Alexandra Grigorescu is the author of Cauchemar (ECW Press, 2015). She holds an MA in Creative Writing from the University of Toronto. She lives in Toronto and is chipping away at the next thing.
Andrew Pyper is the author of eight novels, including The Only Child and The Demonologist, which won the International Thriller Writers award for Best Hardcover Novel and was selected for the Globe and Mail’s Best 100 Books of 2013 and Amazon’s 20 Best Books of 2013. Among his previous books, Lost Girls won the Arthur Ellis Award and was a New York Times Notable Book of the Year, and The Killing Circle was a New York Times Best Crime Novel of the Year. Three of Pyper’s novels, including The Demonologist and The Damned, are in active development for feature film. He lives in Toronto.
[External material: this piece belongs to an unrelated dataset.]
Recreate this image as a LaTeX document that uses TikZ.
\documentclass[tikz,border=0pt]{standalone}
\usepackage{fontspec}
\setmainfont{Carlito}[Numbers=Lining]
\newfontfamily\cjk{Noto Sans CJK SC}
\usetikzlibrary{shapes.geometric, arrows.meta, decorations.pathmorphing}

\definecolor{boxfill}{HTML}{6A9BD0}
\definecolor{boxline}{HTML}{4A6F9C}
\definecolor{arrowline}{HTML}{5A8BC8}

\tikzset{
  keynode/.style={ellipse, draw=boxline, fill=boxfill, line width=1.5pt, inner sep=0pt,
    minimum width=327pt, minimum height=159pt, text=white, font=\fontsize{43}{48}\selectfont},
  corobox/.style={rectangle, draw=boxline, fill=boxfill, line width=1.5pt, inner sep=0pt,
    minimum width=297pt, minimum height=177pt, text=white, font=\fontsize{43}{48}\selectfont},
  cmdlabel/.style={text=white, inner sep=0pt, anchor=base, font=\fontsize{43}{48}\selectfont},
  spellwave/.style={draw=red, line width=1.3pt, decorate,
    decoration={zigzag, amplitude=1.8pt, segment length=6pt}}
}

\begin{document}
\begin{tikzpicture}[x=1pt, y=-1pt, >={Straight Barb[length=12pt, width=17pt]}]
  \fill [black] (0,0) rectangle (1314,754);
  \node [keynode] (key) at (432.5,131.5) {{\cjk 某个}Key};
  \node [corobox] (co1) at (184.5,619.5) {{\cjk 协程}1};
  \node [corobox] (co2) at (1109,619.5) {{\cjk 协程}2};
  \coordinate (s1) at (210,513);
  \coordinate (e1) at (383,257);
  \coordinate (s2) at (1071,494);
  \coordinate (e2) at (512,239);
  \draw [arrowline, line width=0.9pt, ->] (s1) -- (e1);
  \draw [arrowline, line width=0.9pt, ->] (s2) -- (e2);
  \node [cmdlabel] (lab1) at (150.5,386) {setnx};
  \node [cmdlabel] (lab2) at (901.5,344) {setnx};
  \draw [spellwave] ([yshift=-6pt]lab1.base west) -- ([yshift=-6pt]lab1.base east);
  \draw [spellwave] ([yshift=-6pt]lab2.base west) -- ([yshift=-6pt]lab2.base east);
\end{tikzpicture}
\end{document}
Robert J. Wiersema is a writer of fiction and non-fiction and a reviewer who contributes regularly to several national newspapers. He is the bestselling author of two novels, Before I Wake and Bedtime Story, and a non-fiction book about Bruce Springsteen, Walk Like a Man. He lives in Victoria, British Columbia. Wiersema presents his latest, Black Feathers, a gripping, genre-bending novel about a 16-year-old runaway living alone on the streets of Victoria when the city is rocked by the news that a number of young prostitutes have been murdered.